Monday 5 August 2013

I AM who I AM: The Quality of Being

By Brother Daniel Leckman, S.J.

A few weeks ago, in our Mass readings, we encountered the story of God telling Moses ‘I am who I am’ (Exodus 3:13-20). The passage left me rather pensive, with not very much not say about it. It’s only when I connected it with an experience I had as part of my summer program that I gained new understanding into God's encounter with Moses, and my encounter with this passage.

We had had a rather intense couple of weeks in our Seminar on Spiritual Direction. We participated many session on heavy topics and each session was led by people who had painfully lived through experiences related to these topics. In our session on addiction, the instructor decided to make us work a little, by guiding us through an exercise of pondering about our own lives. He asked us to fold a sheet in two: on the left side of the sheet, we were to write the words 'I Am'. On the right side, he asked us to come up with many words that could describe how we felt, or describe us as individuals. It was much harder than I thought it would be, specially, with the time limit imposed on us, but I eventually came up with a pretty good list. I was pretty pleased with my introspective effort at coming up with these words that described me, and was therefore a little distraught by his next instruction: “Cross out the words on the right side of the paper. What are you left with?” I am.
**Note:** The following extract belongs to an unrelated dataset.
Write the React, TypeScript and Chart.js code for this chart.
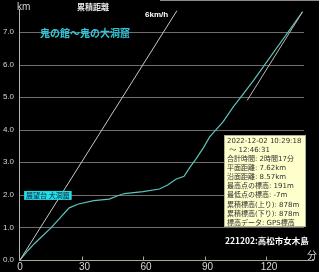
import React, { useEffect, useRef } from "react";
import { Chart, registerables } from "chart.js";

Chart.register(...registerables);

// ---- data ----
const trackMinutes = [0, 4, 7, 9, 15, 24, 28.5, 36, 43.5, 48, 51, 60, 68, 72, 76, 80, 83, 86, 89.5, 92.5, 99, 104, 109, 114, 137.8];
const trackKm = [0, 0.3, 0.5, 0.62, 0.98, 1.6, 1.72, 1.82, 1.87, 1.98, 2.04, 2.1, 2.18, 2.3, 2.48, 2.57, 2.86, 3.12, 3.45, 3.78, 4.24, 4.7, 5.11, 5.52, 7.62];
const paceStartMinutes = [0, 76.5];
const paceStartKm = [0, 7.65];
const paceEndMinutes = [110.8, 137.8];
const paceEndKm = [4.9, 7.62];
const yTickValues = [0, 1, 2, 3, 4, 5, 6, 7];
const xTickValues = [0, 30, 60, 90, 120];
const titleText = "鬼の館～鬼の大洞窟";
const yTitle = "km";
const chartTitle = "累積距離";
const xUnit = "分";
const paceLabel = "6km/h";
const waypointLabel = "展望台 大洞窟";
const waypointMinute = 2;
const waypointKm = 2.12;
const footerText = "221202:高松市女木島";
const infoLines = [
  "2022-12-02 10:29:18",
  " ～ 12:46:31",
  "合計時間: 2時間17分",
  "平面距離: 7.62km",
  "沿面距離: 8.57km",
  "最高点の標高: 191m",
  "最低点の標高: -7m",
  "累積標高(上り): 878m",
  "累積標高(下り): 878m",
  "標高データ: GPS標高",
];

const toPoints = (xs: number[], ys: number[]) => xs.map((v, i) => ({ x: v, y: ys[i] }));

const JP = '"Noto Sans CJK JP", sans-serif';
const LAT = '"Liberation Sans", Arial, sans-serif';
const MIX = '"DejaVu Sans", "Noto Sans CJK JP", sans-serif';

const overlay = {
  id: "overlay",
  beforeDatasetsDraw(chart: any) {
    const { ctx, scales } = chart;
    const x = scales.x;
    const y = scales.y;
    const x0 = x.getPixelForValue(0);
    const xEnd = x.getPixelForValue(x.max);
    ctx.save();
    // top frame segment
    ctx.strokeStyle = "#8a8a8a";
    ctx.lineWidth = 1;
    ctx.beginPath();
    ctx.moveTo(160, 0.5);
    ctx.lineTo(319, 0.5);
    ctx.stroke();
    // grid lines
    ctx.strokeStyle = "#6e6e6e";
    yTickValues.forEach((v) => {
      if (v === 0) return;
      const py = Math.round(y.getPixelForValue(v)) + 0.5;
      ctx.beginPath();
      ctx.moveTo(x0, py);
      ctx.lineTo(xEnd, py);
      ctx.stroke();
    });
    // y axis
    const y0 = Math.round(y.getPixelForValue(0)) + 0.5;
    ctx.strokeStyle = "#b4b4b4";
    ctx.beginPath();
    ctx.moveTo(Math.round(x0) - 0.5, 9);
    ctx.lineTo(Math.round(x0) - 0.5, y0);
    ctx.stroke();
    // x axis
    ctx.strokeStyle = "#a8a890";
    ctx.beginPath();
    ctx.moveTo(x0 - 1, y0);
    ctx.lineTo(xEnd + 10, y0);
    ctx.stroke();
    // ticks
    xTickValues.forEach((v) => {
      if (v === 0) return;
      const px = Math.round(x.getPixelForValue(v)) + 0.5;
      ctx.beginPath();
      ctx.moveTo(px, y0);
      ctx.lineTo(px, y0 - 4);
      ctx.stroke();
    });
    // y labels
    ctx.fillStyle = "#d8d8d8";
    ctx.font = `8px ${LAT}`;
    ctx.textAlign = "right";
    ctx.textBaseline = "middle";
    yTickValues.forEach((v) => {
      ctx.fillText(v.toFixed(1), 14, y.getPixelForValue(v));
    });
    // x labels
    ctx.font = `10px ${LAT}`;
    ctx.textAlign = "center";
    ctx.textBaseline = "top";
    xTickValues.forEach((v) => {
      ctx.fillText(String(v), x.getPixelForValue(v) + (v === 0 ? 0 : 3), y0 + 2);
    });
    ctx.restore();
  },
  afterDatasetsDraw(chart: any) {
    const { ctx, scales } = chart;
    const x = scales.x;
    const y = scales.y;
    const x0 = x.getPixelForValue(0);
    const xEnd = x.getPixelForValue(x.max);
    const y0 = y.getPixelForValue(0);
    ctx.save();
    // km label
    ctx.fillStyle = "#d0d0d0";
    ctx.font = `10px ${LAT}`;
    ctx.textAlign = "left";
    ctx.textBaseline = "middle";
    ctx.fillText(yTitle, x0 - 3, 7);
    // chart title
    ctx.font = `bold 8px ${JP}`;
    ctx.fillStyle = "#e8e8e8";
    ctx.fillText(chartTitle, 77, 7);
    // 6km/h label
    ctx.font = `bold 8px ${LAT}`;
    ctx.fillStyle = "#ffffff";
    ctx.fillText(paceLabel, 145, 15);
    // route title
    ctx.font = `bold 10px ${JP}`;
    ctx.fillStyle = "#2ec8dc";
    ctx.fillText(titleText, 40, 33);
    // x unit
    ctx.font = `10px ${JP}`;
    ctx.fillStyle = "#d0d0d0";
    ctx.fillText(xUnit, xEnd + 3, y0 - 5);
    // waypoint label
    const wx = x.getPixelForValue(waypointMinute);
    const wy = y.getPixelForValue(waypointKm);
    ctx.font = `7px ${JP}`;
    const ww = ctx.measureText(waypointLabel).width + 4;
    ctx.fillStyle = "#22dce6";
    ctx.fillRect(wx, wy, ww, 9);
    ctx.fillStyle = "#10203a";
    ctx.textBaseline = "middle";
    ctx.fillText(waypointLabel, wx + 2, wy + 4.5);
    // info box
    const bx = 224, by = 135, bw = 82, bh = 92;
    ctx.fillStyle = "#ffffcc";
    ctx.fillRect(bx, by, bw, bh);
    ctx.strokeStyle = "#b0b090";
    ctx.strokeRect(bx + 0.5, by + 0.5, bw - 1, bh - 1);
    ctx.fillStyle = "#303030";
    ctx.font = `7px ${MIX}`;
    ctx.textBaseline = "middle";
    infoLines.forEach((line, i) => {
      ctx.fillText(line, bx + 3, by + 6 + i * 9.1);
    });
    // footer
    ctx.font = `bold 8.5px ${JP}`;
    ctx.fillStyle = "#ffffff";
    ctx.fillText(footerText, 225, 241);
    ctx.restore();
  },
};

export default function App() {
  const ref = useRef<HTMLCanvasElement | null>(null);
  useEffect(() => {
    if (!ref.current) return;
    const chart = new Chart(ref.current, {
      type: "line",
      data: {
        datasets: [
          {
            data: toPoints(paceStartMinutes, paceStartKm),
            borderColor: "#c8c8c8",
            borderWidth: 1,
            pointRadius: 0,
            tension: 0,
          },
          {
            data: toPoints(paceEndMinutes, paceEndKm),
            borderColor: "#c0b8b8",
            borderWidth: 1,
            pointRadius: 0,
            tension: 0,
          },
          {
            data: toPoints(trackMinutes, trackKm),
            borderColor: "#5cc4bc",
            borderWidth: 1.2,
            pointRadius: 0,
            tension: 0,
          },
        ],
      },
      plugins: [overlay],
      options: {
        responsive: false,
        animation: false,
        layout: { padding: { left: 20, right: 15, top: 1, bottom: 12 } },
        plugins: { legend: { display: false }, tooltip: { enabled: false } },
        scales: {
          x: { type: "linear", min: 0, max: 138.5, display: false },
          y: { type: "linear", min: 0, max: 7.95, display: false },
        },
      },
    });
    return () => chart.destroy();
  }, []);
  return (
    <div style={{ position: "fixed", left: 0, top: 0, width: 319, height: 272, background: "#000" }}>
      <canvas ref={ref} width={319} height={272} style={{ display: "block" }} />
    </div>
  );
}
This was the core of his message: As hard as we labour to find words that describe how we feel or who we are, we must not be defined by externals only. This was quite beautiful to me, and it helped me connect with the readings from Exodus. In our journey through Exodus, we see Moses resists God a lot. However, in the third chapter of Exodus, Moses is being a little more practical in his objections. Allow me to paraphrase a couple: “How do I talk to my own people about this ‘project’ of yours?” “Who do I say is liberating us, and sending us on this absolutely insane mission?”

The answer he was given is so unusual, it's never used again in any scripture passage, but it is one of the most important moments in Biblical history: I AM WHO (I) AM.

The brackets are mine, the Capital letters are the text’s. I put parentheses because most editions of the Bible in English translate this important passage as 'I am who I am.' The New American Catholic Study Bible, drops the 2nd 'I'. It sounds weird it English, and yet, it drives the point home. The emphasis is on the Being, the Existing. As the Catechism says “It's a name that expresses one's essential Identity, and the full meaning of one's life...God is no longer an anonymous force. He has a name”. It is a name that will build intimacy between Yahweh and his children, one that will strengthen the bond between them.
As wonderful as this idea sounds, it is even more awesome in Hebrew. This sentence (I AM WHO AM) is a translation of the Hebrew, “he Creates”, or “causes to be”. In Hebrew, this name is written יהוה - YHWH - which when converted into English, becomes the name (drum roll) YAHWEH. I'd love it if someone could say “No Way!!” at this stage. It would allow me to say
Ya Way!!”

Unlike the rest of the story of the 10 plagues, the focus here is not on God's power: it's all about his intimacy. Just as I must learn, in my walk of faith, to define myself by who I am at my core, so God, presents himself not in the fullness of his power, or the Kingship of his glory, but in a simple, intimate phrase that would leave no doubt about the most fundamental aspect of Yahweh's character: the quality of his Being. This message is very complex in it's simplicity. Unfortunately, we've made it even more complicated. But with time, and by the grace of God, I know we will deepen the beauty of this truth within ourselves, and continue our journey towards a greater union with the Trinity. God creates. He causes us to be. Thanks be to God.